On Thursdays at church they have their drop-in, of course that’s the same time as they have their coffee morning here. So what I do, I go over to the coffee morning here, buy some raffle tickets, sit there for a bit and once they’ve done the raffle I go off to the church for their coffee morning.
They then have little service at half past twelve till one and perhaps tea and coffee afterwards. On Wednesday I went for a walk in the afternoon and somebody came for me to pick me up and take me to St Catherine’s for the Lent course. This next week it’ll be at our church – Mile Cross Methodist Church.
It’s a good church community and the vicar is a nice lady. I’m going to be putting flyers through some of the doors, it’s our thing for Easter. This fellow, the organist he says, ‘do you think you’ll be able to manage to do a few leaflets for us?’ I said that I would do Suckling Avenue, so what I’d do is maybe on my way up to church on Sunday, deliver half of them, then when I come out of the service and come home I can deliver the other half.
I remember my husband saying to me once, he said, ‘Look if I go first I don’t want you to sit around and mope. I want you to go out and enjoy yourself’. So since then I’ve just kept that it in mind and I’ve been getting these things done and going places. ‘Cos I know that he’s there looking down on me and he would be very glad to think that I’m making a little bit of a life now.
I mean as soon as the nicer weather comes I shall probably go down the seaside for the day. Now in July I’m going on a three day trip to the Cotswolds and Bath. I’m going on another one which is to the Derbyshire Dales and the Peaks, for five days. So that’s nice.
I’m going up to the Royal Albert Hall to see Prom Praise. My friend’s coming with me, actually I’m treating her to it for her birthday.

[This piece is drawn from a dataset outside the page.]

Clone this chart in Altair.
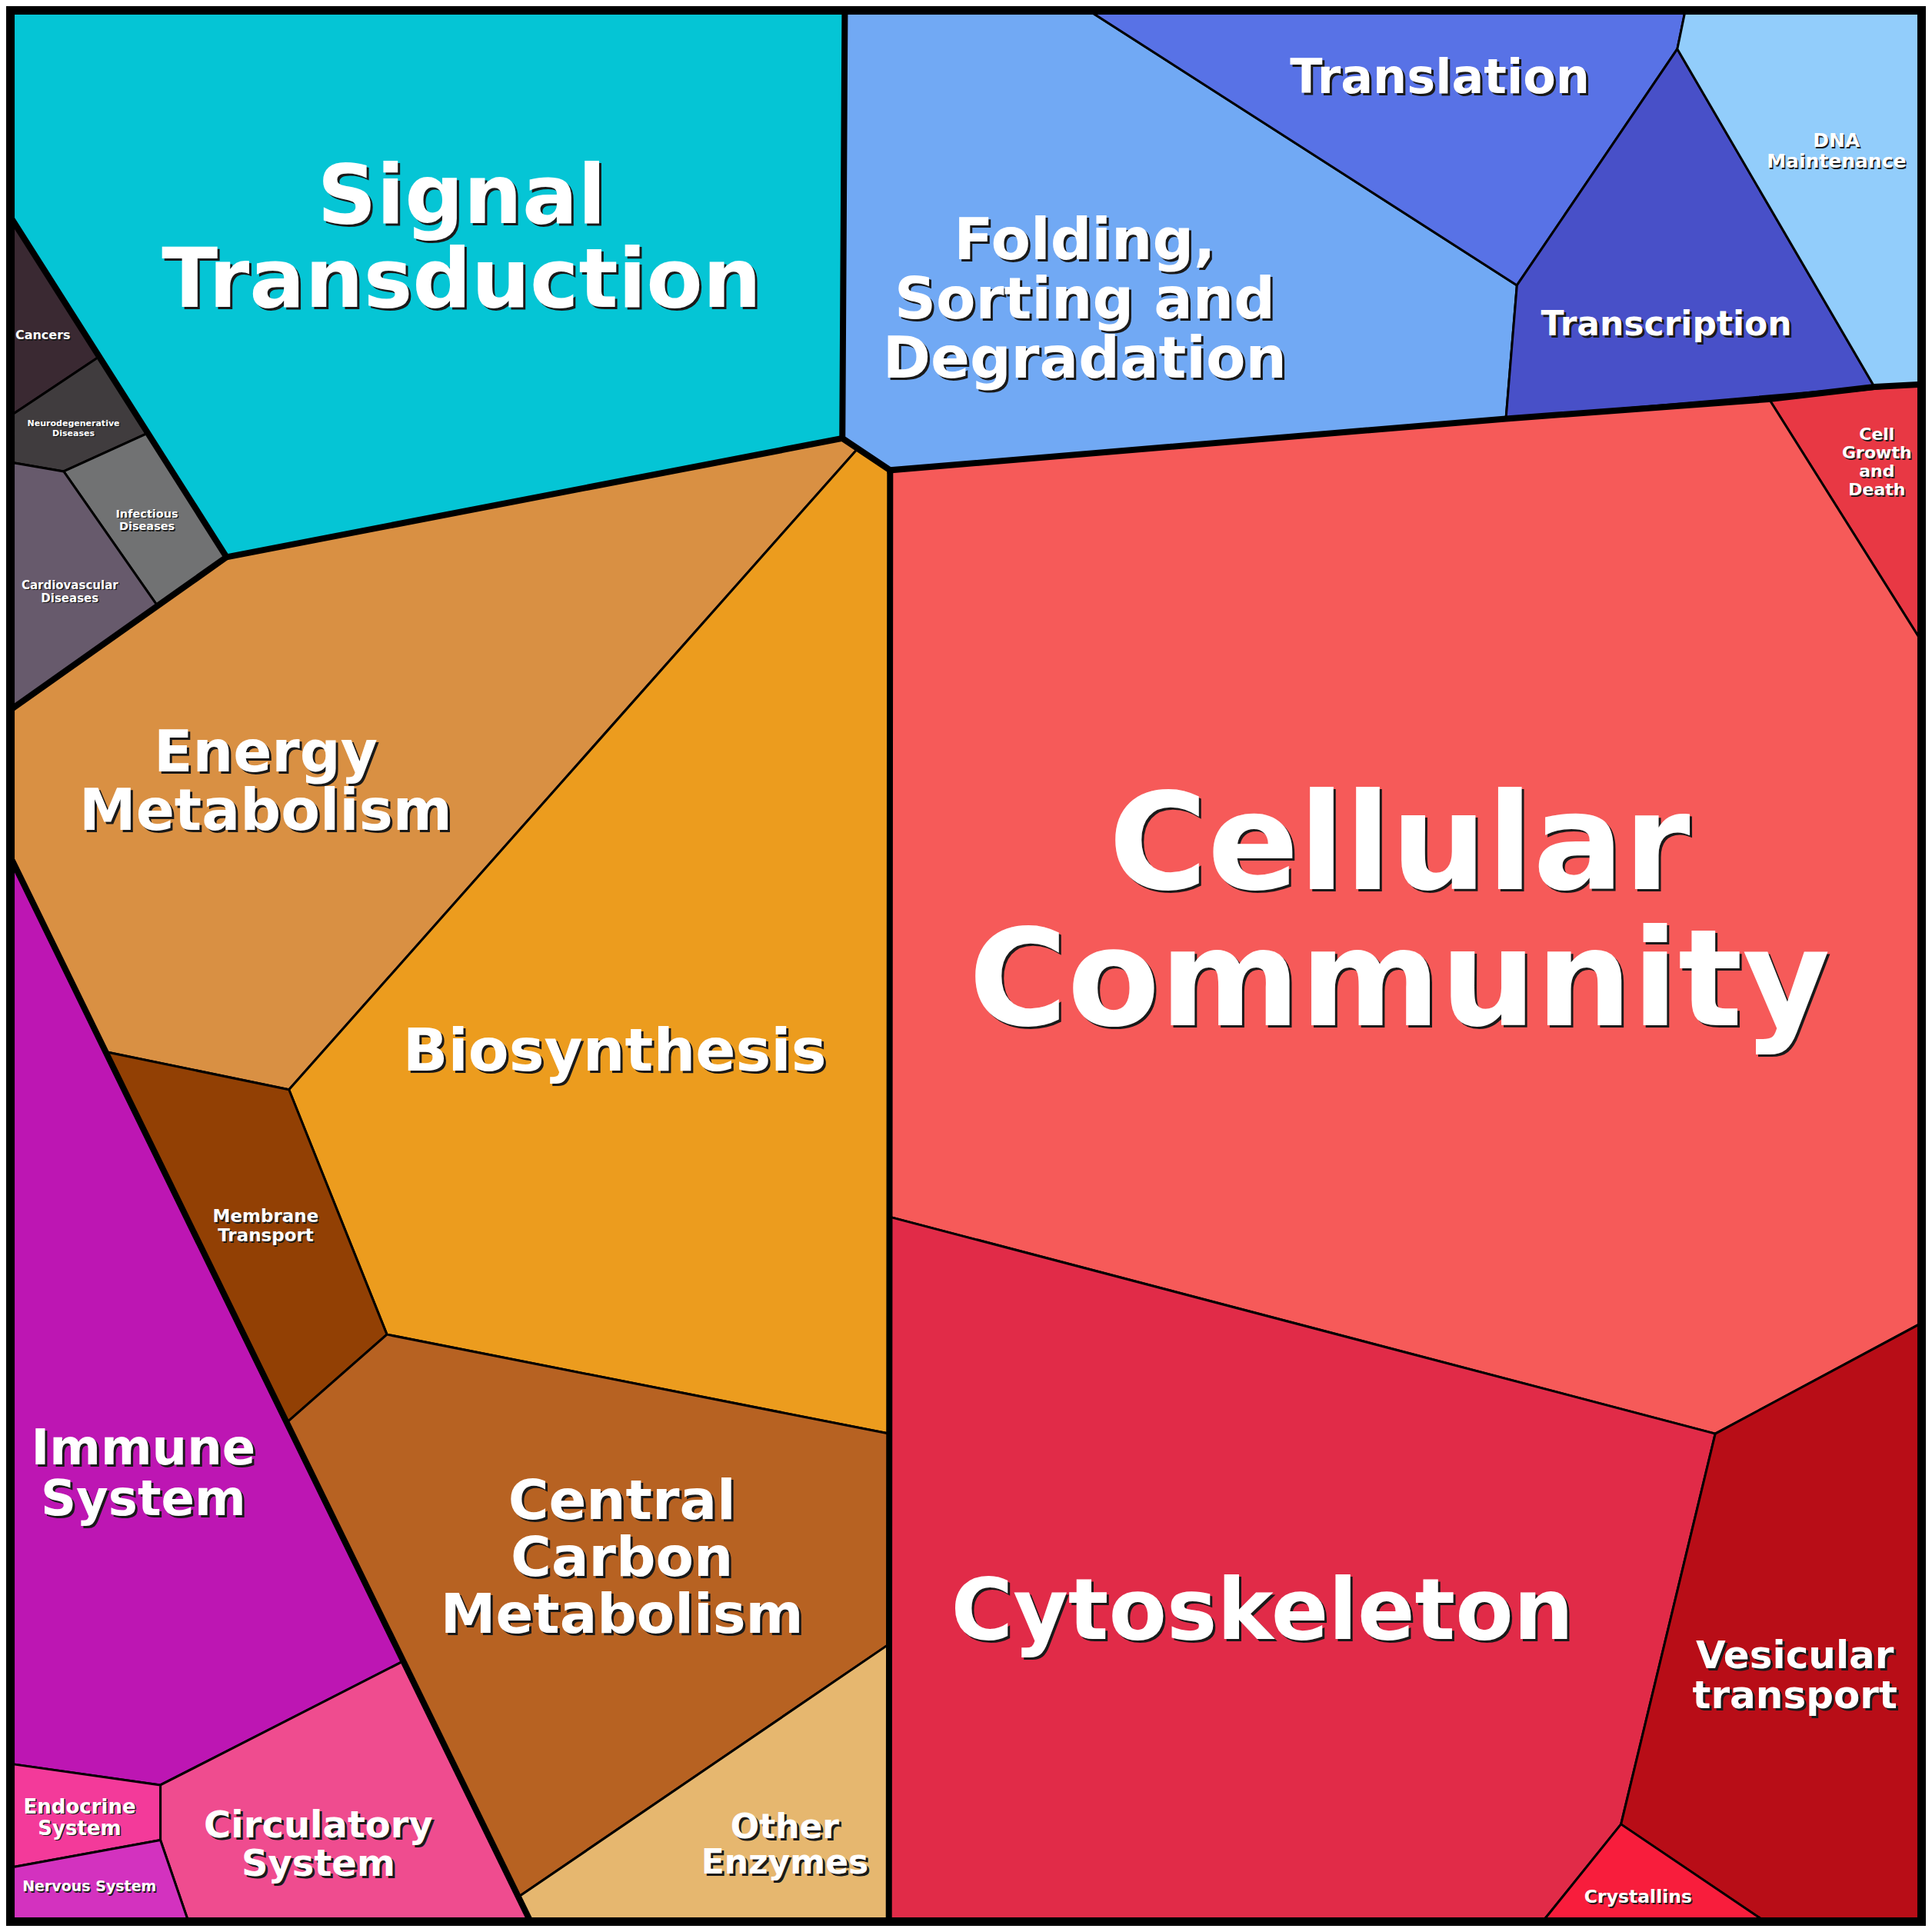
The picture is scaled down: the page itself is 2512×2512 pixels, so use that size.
import altair as alt
import pandas as pd

# ---------------- data (reference units: 0..1568 square, y down) ----------------
FRAME = [(0, 0), (1568, 0), (1568, 1568), (0, 1568)]

CELL_NAMES = [
    "Signal Transduction", "Cancers", "Neurodegenerative Diseases", "Infectious Diseases",
    "Cardiovascular Diseases", "Energy Metabolism", "Biosynthesis", "Membrane Transport",
    "Central Carbon Metabolism", "Other Enzymes", "Immune System", "Circulatory System",
    "Endocrine System", "Nervous System", "Folding, Sorting and Degradation", "Translation",
    "Transcription", "DNA Maintenance", "Cell Growth and Death", "Cellular Community",
    "Cytoskeleton", "Vesicular transport", "Crystallins",
]

CELL_COLORS = [
    "#05c5d5", "#3a2932", "#403c3e", "#717273", "#675a6c", "#d99043", "#ec9c1e", "#924004",
    "#b76222", "#e6b76f", "#bd16b3", "#ef4c8f", "#f33a9a", "#d332bf", "#71a9f4", "#5872e6",
    "#4850c8", "#92cdfb", "#e83844", "#f65a59", "#e12b48", "#b80d17", "#f81d3c",
]

CELL_POLYGONS = [
    [(6, 6), (685, 6), (683, 353), (180, 450), (6, 176)],
    [(6, 176), (75, 287), (6, 333)],
    [(6, 333), (75, 287), (115, 349), (47, 380), (6, 373)],
    [(47, 380), (115, 349), (180, 450), (123, 489)],
    [(6, 373), (47, 380), (123, 489), (6, 573)],
    [(6, 573), (180, 450), (683, 353), (695, 362), (231, 885), (81, 854), (6, 700)],
    [(695, 362), (722, 379), (721, 1166), (311, 1085), (231, 885)],
    [(81, 854), (231, 885), (311, 1085), (229, 1157)],
    [(229, 1157), (311, 1085), (721, 1166), (721, 1338), (419, 1544)],
    [(419, 1544), (721, 1338), (721, 1562), (427, 1562)],
    [(6, 700), (324, 1352), (126, 1453), (6, 1436)],
    [(126, 1453), (324, 1352), (427, 1562), (148, 1562), (126, 1498)],
    [(6, 1436), (126, 1453), (126, 1498), (6, 1520)],
    [(6, 1520), (126, 1498), (148, 1562), (6, 1562)],
    [(685, 6), (888, 6), (1234, 228), (1225, 337), (722, 379), (683, 353)],
    [(888, 6), (1371, 6), (1365, 35), (1234, 228)],
    [(1234, 228), (1365, 35), (1526, 311), (1225, 337)],
    [(1371, 6), (1562, 6), (1562, 309), (1526, 311), (1365, 35)],
    [(1440, 321), (1562, 309), (1562, 515)],
    [(722, 379), (1225, 337), (1440, 321), (1562, 515), (1562, 1077), (1396, 1166), (722, 989)],
    [(722, 989), (1396, 1166), (1319, 1485), (1257, 1562), (721, 1562)],
    [(1396, 1166), (1562, 1077), (1562, 1562), (1433, 1562), (1319, 1485)],
    [(1319, 1485), (1433, 1562), (1257, 1562)],
]

# group boundaries (drawn thicker)
GROUP_BORDERS = [
    [(6, 176), (180, 450), (683, 353)],
    [(685, 6), (683, 353), (722, 379), (721, 1562)],
    [(180, 450), (6, 573)],
    [(6, 700), (427, 1562)],
    [(722, 379), (1225, 337), (1440, 321), (1526, 311), (1562, 309)],
]

LABELS = [
    "Signal\nTransduction", "Cancers", "Neurodegenerative\nDiseases", "Infectious\nDiseases",
    "Cardiovascular\nDiseases", "Energy\nMetabolism", "Biosynthesis", "Membrane\nTransport",
    "Central\nCarbon\nMetabolism", "Other\nEnzymes", "Immune\nSystem", "Circulatory\nSystem",
    "Endocrine\nSystem", "Nervous System", "Folding,\nSorting and\nDegradation", "Translation",
    "Transcription", "DNA\nMaintenance", "Cell\nGrowth\nand\nDeath", "Cellular\nCommunity",
    "Cytoskeleton", "Vesicular\ntransport", "Crystallins",
]
# position of the first text line of each label
LABEL_X = [372, 30, 55, 115, 52, 212, 497, 212, 503, 636, 112, 255, 60, 68, 881, 1171,
           1356, 1495, 1528, 1138, 1026, 1461, 1333]
LABEL_Y = [157, 269, 341, 415, 473, 611, 855, 989, 1222, 1488, 1179, 1487, 1471, 1536, 192, 59,
           261, 110, 350, 688, 1313, 1348, 1545]
LABEL_SIZE = [107, 16, 11, 14.5, 15, 74, 77, 23, 72, 44, 64, 48, 26, 19, 75, 62,
              44, 25, 22, 175, 110, 50, 23.5]

# ---------------- build geo features ----------------
def poly_feature(pts, props):
    ring = [list(p) for p in pts] + [list(pts[0])]
    return {"type": "Feature", "geometry": {"type": "Polygon", "coordinates": [ring]},
            "properties": props}


def line_feature(pts):
    return {"type": "Feature",
            "geometry": {"type": "LineString", "coordinates": [list(p) for p in pts]},
            "properties": {}}


frame_data = alt.Data(values=[poly_feature(FRAME, {"name": "frame"})])
cell_data = alt.Data(values=[
    poly_feature(p, {"name": n, "color": c})
    for n, c, p in zip(CELL_NAMES, CELL_COLORS, CELL_POLYGONS)
])
border_data = alt.Data(values=[line_feature(b) for b in GROUP_BORDERS])

labels = pd.DataFrame({"label": LABELS, "x": LABEL_X, "y": LABEL_Y, "size": LABEL_SIZE})

proj = alt.Projection(type="identity")

frame = alt.Chart(frame_data).mark_geoshape(fill="black", stroke="black", strokeWidth=0)

cells = alt.Chart(cell_data).mark_geoshape(stroke="black", strokeWidth=3, strokeJoin="round").encode(
    fill=alt.Fill("properties.color:N", scale=None)
)

borders = alt.Chart(border_data).mark_geoshape(
    filled=False, stroke="black", strokeWidth=8, strokeJoin="round", strokeCap="square"
)

text_common = dict(font="DejaVu Sans", fontWeight="bold", lineBreak="\n",
                   align="center", baseline="middle")

enc = dict(longitude="x:Q", latitude="y:Q", text="label:N",
           size=alt.Size("size:Q", scale=None))

shadow_big = alt.Chart(labels).transform_filter("datum.size >= 40").mark_text(
    color="#1a1a1a", dx=3, dy=3, **text_common).encode(**enc)
shadow_small = alt.Chart(labels).transform_filter("datum.size < 40").mark_text(
    color="#1a1a1a", dx=1.5, dy=1.5, **text_common).encode(**enc)
text = alt.Chart(labels).mark_text(color="white", **text_common).encode(**enc)

chart = alt.layer(frame, cells, borders, shadow_big, shadow_small, text).properties(
    width=2496, height=2496, projection=proj, padding=0, autosize="none"
).configure_view(stroke=None)

chart.save("out.html", embed_options={"renderer": "svg", "actions": False})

They had one at St Andrews Hall last week which I went to and my friend came over.
As I said we lived at Appleyard Crescent all that time. Well then it was getting to be a bit too much for, since getting arthritis in both my legs. Since then I have had two knee replacements done. The first while I was at Mile Cross, about 12 months ago and then last November I had the other one done. And with not having stairs to climb it’s been nice, a smaller place.
Since I’ve been here I’ve been very happy. We have bingo a couple of times a week and of course on Thursday we have the coffee morning. I wouldn’t move away from Norwich because it’s a lovely city.
Ethel (b.1943) talking to WISEArchive on 19th March 2010 in Norwich.